International Engagement
Korea Land and Housing participates in international development cooperation, sharing Korean new town development expertise with developing countries. The organization has provided consulting services, technical assistance, and training programs to countries across Southeast Asia, the Middle East, Central Asia, and Africa. These international engagements serve Korea’s economic diplomacy objectives while generating consulting revenue and providing professional development opportunities for staff.
The Korean new town model — characterized by rapid, large-scale, government-led development — has attracted particular interest from rapidly urbanizing countries that face housing supply challenges similar to those Korea experienced during its industrialization period. However, the transferability of the model is constrained by differences in governance capacity, land tenure systems, financial market development, and cultural context that limit direct replication.
Debt Profile and Credit Standing
Korea Land and Housing’s accumulated liabilities exceeding KRW 150 trillion make it one of the most indebted public institutions in the OECD. The debt reflects the structural timing mismatch inherent in the public land development model: land acquisition and infrastructure construction expenditures are front-loaded by several years relative to the lot sales and housing revenue that eventually finance them.

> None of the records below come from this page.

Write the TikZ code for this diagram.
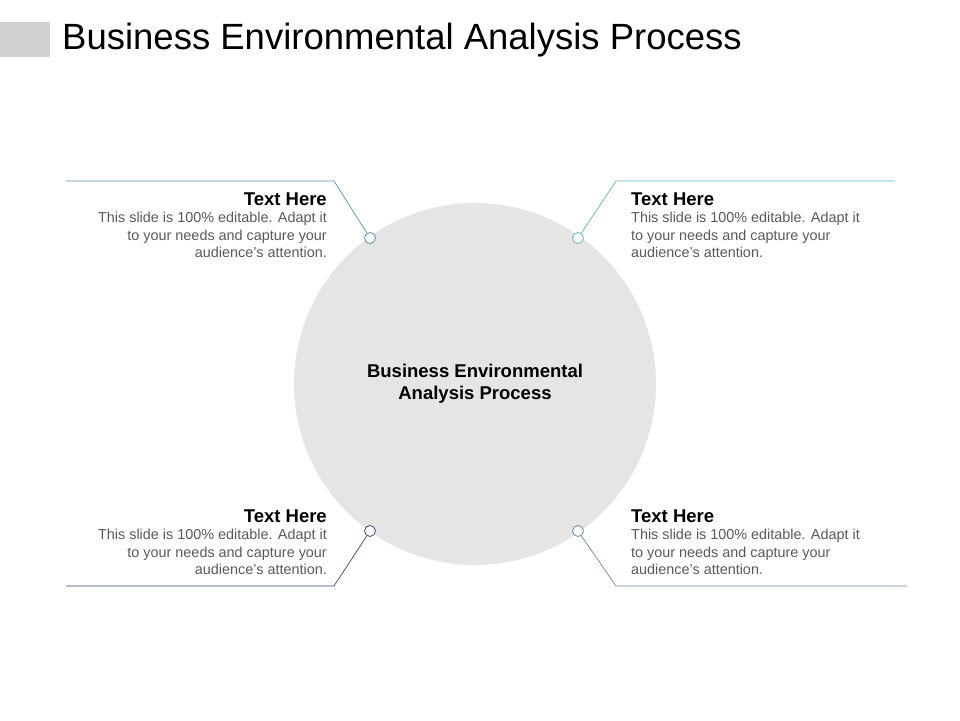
\documentclass[tikz,border=0pt]{standalone}
\usepackage{fontspec}
\setmainfont{Liberation Sans}
\begin{document}
\begin{tikzpicture}[x=1pt,y=-1pt,
  hd/.style={font=\fontsize{18.5}{20}\selectfont\bfseries,inner sep=0pt},
  bd/.style={font=\fontsize{14.4}{17.5}\selectfont,text=black!65,inner sep=0pt},
  dot/.style={circle,draw=#1,fill=white,minimum size=11pt,inner sep=0pt,line width=0.8pt},
  ln/.style={draw=#1,line width=0.7pt}]
\definecolor{cA}{HTML}{5B8DB8}
\definecolor{cB}{HTML}{5BB5CC}
\definecolor{cC}{HTML}{2F4F7A}
\definecolor{cD}{HTML}{6A8CB0}
\useasboundingbox (0,0) rectangle (960,720);
\fill[black!18] (0,22) rectangle (50,57);
\node[anchor=west,font=\fontsize{36.5}{40}\selectfont,inner sep=0pt] (title) at (62,40) {Business Environmental Analysis Process};
\node[circle,fill=black!10,minimum size=362pt,inner sep=0pt] (big) at (475,384) {};
\node[font=\fontsize{18.5}{22}\selectfont\bfseries,align=center] (bt) at (475,384) {Business Environmental\\Analysis Process};
% top-left
\coordinate (a1) at (66,181); \coordinate (a2) at (334,181);
\node[dot=cA] (d1) at (370,238) {};
\draw[ln=cA] (a1) -- (a2) -- (d1);
\node[hd,anchor=east] (h1) at (327,199) {Text Here};
\node[bd,anchor=north east,align=right] (b1) at (327,212) {This slide is 100\% editable. Adapt it\\to your needs and capture your\\audience's attention.};
% top-right
\coordinate (c1) at (895,181); \coordinate (c2) at (616,181);
\node[dot=cB] (d2) at (578,238) {};
\draw[ln=cB] (c1) -- (c2) -- (d2);
\node[hd,anchor=west] (h2) at (631,199) {Text Here};
\node[bd,anchor=north west,align=left] (b2) at (631,212) {This slide is 100\% editable. Adapt it\\to your needs and capture your\\audience's attention.};
% bottom-left
\coordinate (e1) at (66,586); \coordinate (e2) at (334,586);
\node[dot=cC] (d3) at (370,531) {};
\draw[ln=cC] (e1) -- (e2) -- (d3);
\node[hd,anchor=east] (h3) at (327,516) {Text Here};
\node[bd,anchor=north east,align=right] (b3) at (327,529) {This slide is 100\% editable. Adapt it\\to your needs and capture your\\audience's attention.};
% bottom-right
\coordinate (f1) at (907,586); \coordinate (f2) at (616,586);
\node[dot=cD] (d4) at (578,531) {};
\draw[ln=cD] (f1) -- (f2) -- (d4);
\node[hd,anchor=west] (h4) at (631,516) {Text Here};
\node[bd,anchor=north west,align=left] (b4) at (631,529) {This slide is 100\% editable. Adapt it\\to your needs and capture your\\audience's attention.};
\end{tikzpicture}
\end{document}
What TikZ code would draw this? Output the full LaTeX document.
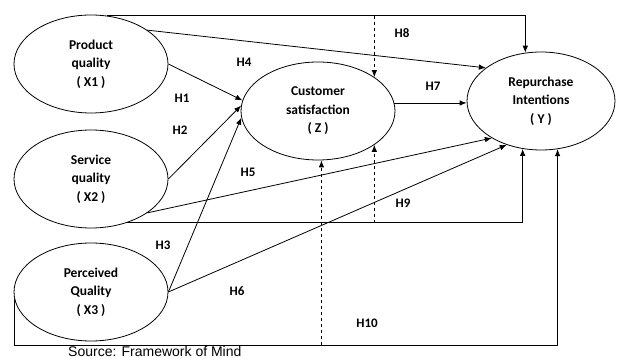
\documentclass[tikz,border=0pt]{standalone}
\usepackage{fontspec}
\setmainfont{Carlito}
\newfontfamily\srcfont{Liberation Sans}
\usetikzlibrary{arrows.meta,shapes.geometric,positioning}

\begin{document}
\begin{tikzpicture}[x=1pt, y=-1pt,
  var/.style={draw, ellipse, line width=0.8pt, minimum width=154pt, minimum height=98pt,
    inner sep=0pt, align=center, font=\fontsize{13.5}{18.5}\selectfont\bfseries},
  hyp/.style={font=\fontsize{13}{15}\selectfont\bfseries, inner sep=1pt},
  arr/.style={-{Latex[length=7pt, width=5.5pt]}, line width=0.8pt}]
\useasboundingbox (0,0) rectangle (624,358);
\node[var] (x1) at (91,64) {Product\\quality\\( X1 )};
\node[var] (x2) at (91,179) {Service\\quality\\( X2 )};
\node[var] (x3) at (91,292) {Perceived\\Quality\\( X3 )};
\node[var] (z) at (318,111) {Customer\\satisfaction\\( Z )};
\node[var, minimum width=148pt] (y) at (541,101) {Repurchase\\Intentions\\( Y )};
\coordinate (base) at (0,345);
% direct paths
\draw[arr] (x1.east) -- (z.172);
\draw[arr] (x2.east) -- (z.176);
\draw[arr] (x3.east) -- (z.185);
\draw[arr] (z.6) -- (z.6 -| y.west);
\draw[arr] (x1.31) -- (y.149);
\draw[arr] (x2.329) -- (y.217);
\draw[arr] (x3.east) -- (y.232);
% mediated paths
\draw[arr] (x1.72) -- (x1.72 -| y.108) -- (y.108);
\draw[arr] (x2.309) -| (y.249);
\draw[arr] (x3.185) |- (base -| y.289) -- (y.289);
\draw[arr, dashed] (z.31 |- x1.72) -- (z.31);
\draw[arr, dashed] (x2.309 -| z.329) -- (z.329);
\draw[arr, dashed] (base -| z.274) -- (z.274);
% labels
\node[hyp] (h1) at (182,98) {H1};
\node[hyp] (h2) at (180,130) {H2};
\node[hyp] (h3) at (163,245) {H3};
\node[hyp] (h4) at (244,62) {H4};
\node[hyp] (h5) at (248,172) {H5};
\node[hyp] (h6) at (237,291) {H6};
\node[hyp] (h7) at (433,86) {H7};
\node[hyp] (h8) at (402,33) {H8};
\node[hyp] (h9) at (403,203) {H9};
\node[hyp] (h10) at (367,323) {H10};
\node[font=\srcfont\fontsize{14}{16}\selectfont, anchor=base west, inner sep=0pt] (src)
  at (68,356) {Source: Framework of Mind};
\end{tikzpicture}
\end{document}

During housing market downturns — such as the 2011-2013 slowdown and the 2022-2023 correction — revenue falls while construction obligations persist, compressing margins and requiring additional borrowing to maintain operations.
The National Assembly’s Budget Office has repeatedly flagged the corporation’s debt trajectory as a fiscal risk. Credit rating agencies maintain the domestic AAA rating on the basis of the implicit sovereign guarantee — the assumption that the national government would not permit a default by its primary housing supply institution. International ratings track the Korean sovereign (AA by S&P, Aa2 by Moody’s as of 2025). This guarantee has never been formally tested, but it is universally priced into Korea Land and Housing’s cost of capital.
Debt management strategy centers on accelerating lot disposition during favorable market conditions, diversifying revenue through consulting and international development services, and negotiating enhanced fiscal transfers from the national government during cyclical stress periods. The National Housing Fund’s below-market lending partially offsets borrowing costs for rental housing construction, though the fund’s finite resources are subject to competing demands across multiple housing programs.
Strategic Outlook
Korea Land and Housing faces strategic challenges that parallel those described in the LH Corporation profile. The tension between housing supply urgency and long-term demographic decline requires careful calibration of development scale and timing. The financial sustainability challenge of maintaining public housing affordability while servicing organizational debt requires ongoing national government fiscal support. The institutional trust challenge following the 2021 scandal requires sustained commitment to transparency, accountability, and cultural reform.
The organization’s success in navigating these challenges will significantly influence whether the 2030 Seoul Plan achieves its objectives for metropolitan housing supply, spatial restructuring, and housing welfare. As the national government’s primary development agency, Korea Land and Housing’s performance is inseparable from the plan’s outcomes.